Great news – Society exists! We’re not just self-serving individuals with no sense of collective responsibility, the Ultimatum Game proves it.

The Ultimatum Game is a very simple social economic experiment. A group is divided into pairs, one player is given £10 and told to share it with their partner with a one-time offer. They can share as much or as little as they like, but if their partner refuses the offer both leave with nothing. After many transactions the group then has an average figure of successful, i.e. accepted, transactions.

Obviously, if self interest we’re the only motivating factor in a decision like this, the offer would always be as little as possible – £1. But this is not the case as offers of £1 are almost always rejected. More typically the offer is £5, i.e. a 50/50 split, and the average is around 40%. This is because the decision maker knows that if they were in the recipient’s position, they would be inclined to reject the offer if they considered it greedy.

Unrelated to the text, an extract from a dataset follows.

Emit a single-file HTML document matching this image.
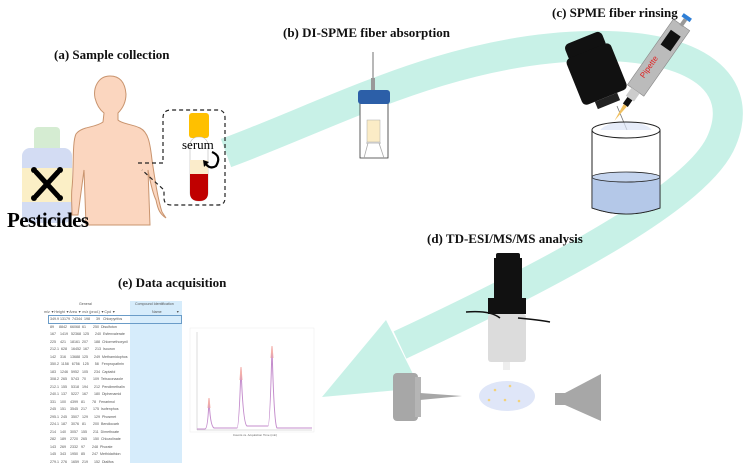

The psychological principle this is proving is that people are prepared to sacrifice their own gain to punish another’s greed, which is, in the most abstract form, a sense of social responsibility.

Also, in an interesting extention of the experiment, if the allocation of giver and receiver is not decided randomly, but instead the person offering “earns’ their position from outperforming the other in a simple test, the average offer accepted is generally much lower. This indicates that most people will not only punish greed, but also reward achievement, and are prepared to make sacrifices to do it.

Interestingly, perhaps predictably, this second version of the test varies culturally, with the average accepted offer being at it’s lowest in America, where capitalism is at it’s most rampant and people actually believe in the “American Dream’ that success can be down to achievement alone. Older societies like Britain or Russia, who have the inequality of privilege much deeper ingrained, are less forgiving towards the greedy offers.